Opinioni

Editoriale. L'Onu e i prodromi di una riforma: luci e ombre del summit di New York

Pasquale De Sena mercoledì 25 settembre 2024

Pasquale de Sena

A distanza di quasi un anno dall’inizio dei suoi lavori preparatori, il “Patto per il futuro” delle Nazioni Unite è stato varato domenica scorsa con l’ambizioso intento di delineare, al livello multilaterale più elevato, obbiettivi e contenuti dell’evoluzione del diritto internazionale nell’immediato futuro, a completamento e integrazione dell’Agenda 2030. Al Summit di New York hanno preso parte, oltre ai rappresentanti degli Stati membri dell’organizzazione, anche esponenti di organizzazioni non governative e di altri soggetti interessati, coinvolti nei suddetti lavori. Peraltro il Patto ha assunto la forma di una risoluzione dell’Assemblea generale, essendo stato adottato ad opera dei soli Stati, e per consensus; vale a dire, senza votazione, in assenza di opposizioni apertamente manifestate.

Come accade di regola per questa categoria di atti, in cui rientra anche l’Agenda 2030, esso non risulta dunque dotato di carattere formalmente vincolante. Malgrado ciò, è indubbio che l’iniziativa, decisa dall’Assemblea generale già nel settembre 2022, rivesta un rilevante significato politico. Con le due guerre in Ucraina e a Gaza in pieno svolgimento, e con la crisi, di lunga data, delle principali istituzioni internazionali multilaterali, il Patto è chiaramente preordinato a rilanciare queste ultime, in particolare le Nazioni Unite, e quelle facenti capo all’Onu. Proprio per questo motivo, si spiega il tentativo russo di limitarne la portata, mediante una mozione volta a sottoporlo al limite generale del non intervento delle Nazioni Unite nella giurisdizione interna degli Stati. Tale tentativo, che non ha avuto successo, essendo stato appoggiato da soli sette Stati (con 143 Stati contrari, guidati dal Congo, e 15 astenuti, fra cui la Cina), era giuridicamente inutile, dato il carattere generalissimo e programmatico delle azioni previste.

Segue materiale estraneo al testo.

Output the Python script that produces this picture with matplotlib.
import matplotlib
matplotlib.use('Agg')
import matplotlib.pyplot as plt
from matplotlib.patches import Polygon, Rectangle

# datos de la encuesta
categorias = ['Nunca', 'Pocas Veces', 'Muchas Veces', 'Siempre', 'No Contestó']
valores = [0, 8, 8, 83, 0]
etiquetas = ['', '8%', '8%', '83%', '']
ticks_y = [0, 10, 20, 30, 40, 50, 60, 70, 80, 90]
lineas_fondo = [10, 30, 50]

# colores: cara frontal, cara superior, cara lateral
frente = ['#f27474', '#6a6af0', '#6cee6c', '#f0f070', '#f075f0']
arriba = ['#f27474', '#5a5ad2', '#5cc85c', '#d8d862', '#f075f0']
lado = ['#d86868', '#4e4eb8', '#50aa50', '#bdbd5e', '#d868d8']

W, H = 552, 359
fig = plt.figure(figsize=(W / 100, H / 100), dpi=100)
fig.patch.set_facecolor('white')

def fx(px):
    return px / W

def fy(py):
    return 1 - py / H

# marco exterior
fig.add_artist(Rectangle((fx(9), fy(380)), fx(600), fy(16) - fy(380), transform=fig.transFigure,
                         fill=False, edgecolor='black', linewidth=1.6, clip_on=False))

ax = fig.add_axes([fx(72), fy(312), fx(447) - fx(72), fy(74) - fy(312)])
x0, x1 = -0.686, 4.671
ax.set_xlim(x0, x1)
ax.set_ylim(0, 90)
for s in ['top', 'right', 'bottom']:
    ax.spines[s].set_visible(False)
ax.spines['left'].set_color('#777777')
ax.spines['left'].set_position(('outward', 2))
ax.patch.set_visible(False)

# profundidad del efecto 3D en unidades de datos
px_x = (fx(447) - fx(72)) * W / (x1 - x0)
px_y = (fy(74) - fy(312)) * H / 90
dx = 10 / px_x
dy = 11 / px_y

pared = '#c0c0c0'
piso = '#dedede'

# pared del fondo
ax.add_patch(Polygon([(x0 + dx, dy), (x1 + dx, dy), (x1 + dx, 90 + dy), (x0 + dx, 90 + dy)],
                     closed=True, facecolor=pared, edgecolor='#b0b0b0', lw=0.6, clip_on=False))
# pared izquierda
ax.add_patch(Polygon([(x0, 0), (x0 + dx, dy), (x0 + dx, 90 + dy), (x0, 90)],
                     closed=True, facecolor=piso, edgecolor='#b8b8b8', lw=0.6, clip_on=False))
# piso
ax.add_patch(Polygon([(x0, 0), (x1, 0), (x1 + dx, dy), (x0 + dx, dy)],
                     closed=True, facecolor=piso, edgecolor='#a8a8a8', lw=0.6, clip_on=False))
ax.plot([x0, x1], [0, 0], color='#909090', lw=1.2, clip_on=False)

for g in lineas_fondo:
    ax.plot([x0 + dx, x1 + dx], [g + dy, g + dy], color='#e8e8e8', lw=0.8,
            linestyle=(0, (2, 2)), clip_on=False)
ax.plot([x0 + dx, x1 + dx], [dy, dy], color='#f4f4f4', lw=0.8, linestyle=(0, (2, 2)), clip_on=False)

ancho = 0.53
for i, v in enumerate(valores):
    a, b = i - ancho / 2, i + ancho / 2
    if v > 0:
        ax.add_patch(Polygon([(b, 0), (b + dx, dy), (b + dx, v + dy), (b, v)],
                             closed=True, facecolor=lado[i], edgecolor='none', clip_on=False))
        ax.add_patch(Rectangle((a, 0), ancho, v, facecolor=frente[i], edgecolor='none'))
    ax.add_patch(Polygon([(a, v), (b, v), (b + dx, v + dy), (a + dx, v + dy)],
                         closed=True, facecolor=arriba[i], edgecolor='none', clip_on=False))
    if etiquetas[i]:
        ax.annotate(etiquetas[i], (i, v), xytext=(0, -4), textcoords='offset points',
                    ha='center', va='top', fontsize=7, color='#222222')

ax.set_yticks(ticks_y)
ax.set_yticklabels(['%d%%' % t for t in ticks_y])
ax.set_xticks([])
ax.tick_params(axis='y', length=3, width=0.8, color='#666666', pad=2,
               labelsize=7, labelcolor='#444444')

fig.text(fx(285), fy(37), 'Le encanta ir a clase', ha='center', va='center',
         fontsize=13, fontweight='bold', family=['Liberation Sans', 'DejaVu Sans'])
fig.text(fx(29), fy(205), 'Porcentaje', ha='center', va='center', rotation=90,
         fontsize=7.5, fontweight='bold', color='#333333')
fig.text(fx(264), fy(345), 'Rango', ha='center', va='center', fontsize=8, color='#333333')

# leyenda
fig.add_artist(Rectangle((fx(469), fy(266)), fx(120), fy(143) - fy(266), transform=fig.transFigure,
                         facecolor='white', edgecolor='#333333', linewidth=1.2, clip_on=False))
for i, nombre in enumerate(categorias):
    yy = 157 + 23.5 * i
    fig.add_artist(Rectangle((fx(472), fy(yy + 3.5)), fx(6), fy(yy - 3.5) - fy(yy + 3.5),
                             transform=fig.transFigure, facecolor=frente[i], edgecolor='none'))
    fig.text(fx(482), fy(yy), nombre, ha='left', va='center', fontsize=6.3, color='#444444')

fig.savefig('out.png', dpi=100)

Tuttavia, esso ha inteso veicolare un chiaro messaggio per eventuali seguiti, riaffermando la rinnovata contrarietà, non solo russa, ma tradizionalmente anche cinese, rispetto a sviluppi ulteriori a livello multilaterale, soprattutto in tema di diritti umani. Per quanto la stessa Russia, alla fine, non vi si sia opposta, neppure il Patto, del resto, può essere salutato, di per sé, come un grande successo delle Nazioni Unite e del mondo occidentale. È bene ricordare che a esso si è dovuto far ricorso, oltre che per rilanciare le istituzioni multilaterali, per ribadire l’urgenza di attuare l’Agenda 2030, su molti piani, a partire da quelli – fondamentali nel quadro dello sviluppo sostenibile – della transizione ecologica e della riduzione della povertà.

D’altronde, anche in tema di riforma di dette istituzioni, non affiorano particolari novità. Due esempi per tutti: una maggiore rappresentatività del Consiglio di Sicurezza e le modifiche da apportare all’architettura del Fondo monetario internazionale sono esigenze avvertite da lungo tempo, rispetto alle quali, nel Patto, non sono rinvenibili indicazioni concrete, al netto del rilievo attribuito ai Paesi africani e a quelli in sviluppo. Né va taciuto che, a dispetto dei buoni propositi, la prospettiva di un ruolo delle Nazioni Unite nella riforma del Fondo è stata esclusa. Pure in tema di ambiente, le lacune non mancano: si pensi all’assenza di riferimenti diretti al nesso fra cambiamento climatico e povertà, e alla spinosa questione della ripartizione degli oneri della transizione ecologica, anche all’interno degli Stati; e si pensi, altresì, al silenzio sul ruolo delle comunità locali nelle decisioni rilevanti. Di maggior significato, in un momento storico come questo, sono, invece, l’accento posto sulla prospettiva del disarmo, nucleare e non, e, su un altro versante, la stessa presenza di un consistente abbozzo di “Digital Compact”, che integra l’Agenda 2030.

Molto si potrebbe naturalmente aggiungere su altri, singoli punti. Basti qui ribadire che il richiamo del Patto al multilateralismo è di notevole importanza su un piano più generale. Altro è capire se l’attuale frammentazione della comunità internazionale, e la chiara tendenza degli Stati più forti del sistema a sfuggire alle loro speciali responsabilità, consentiranno di darvi seguito, in forme giuridiche pregnanti.